APRIL has arrived and everyone is looking forward to enjoying Songkran.
Songkran has never failed to deliver joy to tourists and can generate about Bt110 billion in expenditures each year. The benefit spreads to the service sector such as hotels, restaurants and transport.
However, things seem to be different this time.
The water shortage in Thailand is particularly severe. The available water in all reservoirs is only half of the level in normal years. The drought devastates agricultural production, and that reduces farmers’ income.
Since agriculture employs more than 30 per cent of Thailand’s labour force, the government has launched many water-management schemes including a campaign for Songkran celebrators to save water.
Apparently, splashing water during Songkran is now considered wasteful behaviour and a lack of sympathy towards Thai farmers. This immediately triggers my curiosity. What has really been the most wasteful way of using water in Thailand? After doing some simple research, my preliminary conclusion is agricultural activity.
Agriculture accounts for more than 65 per cent of overall water usage, while tourism uses only 0.5 per cent. Yet according to statistical data for 2014, agriculture generates only Bt1.34 trillion in income, while tourism generates about Bt549.63 billion.
In other words, given the same amount of water usage, tourism raises 53.2 times as much income as agriculture does.
The reason is partly the inefficiency of Thai farming. Rice farming is a good example. Last year, Thailand ranked No 8 in Asean in productivity of rice farming. On average, we produced only 481 kilograms of rice per rai (3,000kg per hectare), as compared with Vietnam’s 894kg per rai.
This significant difference can be explained by both the stubbornness of Thai farmers to follow correct farming methods and the undeveloped irrigation system in many agricultural areas.
Decades have passed, but this inefficiency problem has remained unsolved. Perhaps it may not even be worth solving.
In my opinion, Thailand should greatly reduce the size of its agriculture sector. As I mentioned earlier, I think agriculture provides small economic value-added compared with other sectors and is an inefficient sector for us to spend our resources on.

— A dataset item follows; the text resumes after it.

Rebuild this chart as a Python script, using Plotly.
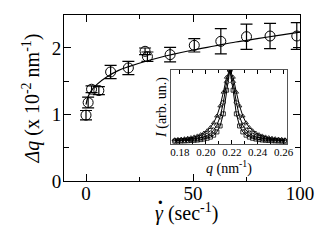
import plotly.graph_objects as go

# Main data: shear rate vs peak width
rate = [0, 1, 2.6, 6, 11.5, 19.8, 27.6, 28.7, 39.3, 50.6, 63, 75, 86, 98.5]
dq = [0.99, 1.18, 1.38, 1.36, 1.64, 1.70, 1.95, 1.87, 1.90, 2.04, 2.10, 2.17, 2.18, 2.18]
dq_err = [0.07, 0.08, 0.05, 0.06, 0.10, 0.10, 0.05, 0.07, 0.11, 0.10, 0.19, 0.19, 0.19, 0.20]

# Fit curve
fit_x = [0, 1, 2.5, 5, 10, 15, 20, 30, 40, 50, 60, 70, 80, 90, 100]
fit_y = [1.15, 1.27, 1.36, 1.45, 1.57, 1.66, 1.72, 1.82, 1.90, 1.97, 2.03, 2.09, 2.14, 2.19, 2.24]

# Inset: scattering profiles
q_inset = [0.176, 0.1785, 0.181, 0.1835, 0.186, 0.1885, 0.191, 0.1935, 0.196, 0.1985,
           0.201, 0.2035, 0.206, 0.2085, 0.211, 0.2135, 0.216, 0.2185, 0.221, 0.2235,
           0.226, 0.2285, 0.231, 0.2335, 0.236, 0.2385, 0.241, 0.2435, 0.246, 0.2485,
           0.251, 0.2535, 0.256, 0.2585, 0.261]
I_narrow = [0.009, 0.010, 0.011, 0.013, 0.015, 0.018, 0.021, 0.025, 0.031, 0.039,
            0.050, 0.066, 0.093, 0.138, 0.221, 0.390, 0.719, 1.000, 0.719, 0.390,
            0.221, 0.138, 0.093, 0.066, 0.050, 0.039, 0.031, 0.025, 0.021, 0.018,
            0.015, 0.013, 0.011, 0.010, 0.009]
I_mid = [0.017, 0.019, 0.021, 0.024, 0.028, 0.033, 0.039, 0.046, 0.056, 0.070,
         0.090, 0.119, 0.162, 0.232, 0.350, 0.548, 0.829, 1.000, 0.829, 0.548,
         0.350, 0.232, 0.162, 0.119, 0.090, 0.070, 0.056, 0.046, 0.039, 0.033,
         0.028, 0.024, 0.021, 0.019, 0.017]
I_wide = [0.030, 0.034, 0.039, 0.044, 0.051, 0.059, 0.069, 0.083, 0.100, 0.123,
          0.155, 0.200, 0.265, 0.360, 0.500, 0.692, 0.900, 1.000, 0.900, 0.692,
          0.500, 0.360, 0.265, 0.200, 0.155, 0.123, 0.100, 0.083, 0.069, 0.059,
          0.051, 0.044, 0.039, 0.034, 0.030]

FONT = "Liberation Serif, Times New Roman, Times, serif"

fig = go.Figure()

fig.add_trace(go.Scatter(
    x=fit_x, y=fit_y, mode="lines", line=dict(color="black", width=1.2, shape="spline"),
    xaxis="x", yaxis="y", showlegend=False))
fig.add_trace(go.Scatter(
    x=rate, y=dq, mode="markers",
    marker=dict(symbol="circle-open", size=10, color="black", line=dict(width=1)),
    error_y=dict(type="data", array=dq_err, color="black", thickness=1.2, width=6),
    xaxis="x", yaxis="y", showlegend=False))

for vals, sym in [(I_wide, "triangle-up-open"), (I_mid, "diamond-open"), (I_narrow, "square-open")]:
    fig.add_trace(go.Scatter(
        x=q_inset, y=vals, mode="lines+markers",
        line=dict(color="black", width=1),
        marker=dict(symbol=sym, size=4, color="black", line=dict(width=0.8)),
        xaxis="x2", yaxis="y2", showlegend=False))

axis_common = dict(showline=True, linecolor="black", linewidth=1, mirror="allticks",
                   ticks="inside", tickcolor="black", showgrid=False, zeroline=False,
                   automargin=False)

fig.update_layout(
    width=316, height=225,
    margin=dict(l=56, r=24, t=7, b=52, autoexpand=False),
    paper_bgcolor="white", plot_bgcolor="white",
    font=dict(family=FONT, color="black", size=19),
    xaxis=dict(domain=[0, 1], range=[-10.28, 100], tickvals=[0, 50, 100],
               ticklen=7, tickwidth=1, ticklabelstandoff=-5,
               minor=dict(tickvals=[25, 75], ticklen=4, ticks="inside", tickcolor="black"),
               tickfont=dict(size=19, family=FONT),
               **axis_common),
    yaxis=dict(domain=[0, 1], range=[0, 2.496], tickvals=[0, 1, 2],
               ticklen=7, tickwidth=1, ticklabelstandoff=-2,
               minor=dict(tickvals=[0.5, 1.5], ticklen=5, ticks="inside", tickcolor="black"),
               tickfont=dict(size=19, family=FONT),
               title=dict(text="<i>Δq</i> (x 10<sup>-2</sup> nm<sup>-1</sup>)", font=dict(size=20, family=FONT), standoff=6),
               **axis_common),
    xaxis2=dict(domain=[0.4534, 0.945], anchor="y2", range=[0.1731, 0.2626],
                tickvals=[0.18, 0.20, 0.22, 0.24, 0.26], ticktext=["0.18", "0.20", "0.22", "0.24", "0.26"],
                ticklen=4, tickwidth=1, ticklabelstandoff=-2,
                minor=dict(tickvals=[0.19, 0.21, 0.23, 0.25], ticklen=3, ticks="inside", tickcolor="black"),
                tickfont=dict(size=11, family=FONT),
                title=dict(text="<i>q</i> (nm<sup>-1</sup>)", font=dict(size=14, family=FONT), standoff=0),
                showline=True, linecolor="#555", linewidth=1, mirror="allticks",
                ticks="inside", tickcolor="black", showgrid=False, zeroline=False, automargin=False),
    yaxis2=dict(domain=[0.2229, 0.6687], anchor="x2", range=[-0.03, 1.0],
                showticklabels=False, ticks="",
                title=dict(text="<i>I</i> (arb. un.)", font=dict(size=14, family=FONT), standoff=0),
                showline=True, linecolor="#555", linewidth=1, mirror=True,
                showgrid=False, zeroline=False, automargin=False),
    annotations=[
        dict(text="<i>γ</i> (sec<sup>-1</sup>)", xref="paper", yref="paper",
             x=0.377, y=-0.19, xanchor="left", yanchor="middle", showarrow=False,
             font=dict(size=20, family=FONT)),
        dict(text="<b>·</b>", xref="paper", yref="paper",
             x=0.41, y=-0.125, xanchor="center", yanchor="middle", showarrow=False,
             font=dict(size=20, family=FONT)),
    ],
)

fig.write_html("out.html")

On top of the water-shortage problem, the recent decrease in world energy prices supports my perspective over agriculture. As we know, the development of shale gas and shale oil has pushed the oil price down from about US$110 per barrel during 2011-14 to about $25-$45 per barrel now.
The abundant supply of oil is a structural break that, in my view, changes the long-term trend of oil prices to a low level with gradual growth. As it’s a matter of fact that rubber prices positively correlate with oil prices, this “new normal” of energy prices leads to a permanent decline in the price of rubber.
As a result, the government should again think about how to reduce the number of rubber farmers, since persistent subsidy against the price mechanism is not a wise option.
Ultimately, I want to see Thailand change from an agriculture-based towards a more industry- or service-based country. However, I do not mean to banish agriculture totally from Thailand. Our tropical fruits and jasmine rice have a bright future, as they are highly demanded by the Chinese market.
Thailand should strategically perceive neighbouring countries, which are mostly agriculture-based, as friends that provide us access to goods and labour for us to build a more advanced economy – not foes that we have to compete with.
Whether the Asean Economic Community is an opportunity or a threat depends on our own choice.
Athakrit Thepmongkol is a lecturer at the School of Development Economics of the National Institute of Development Administration.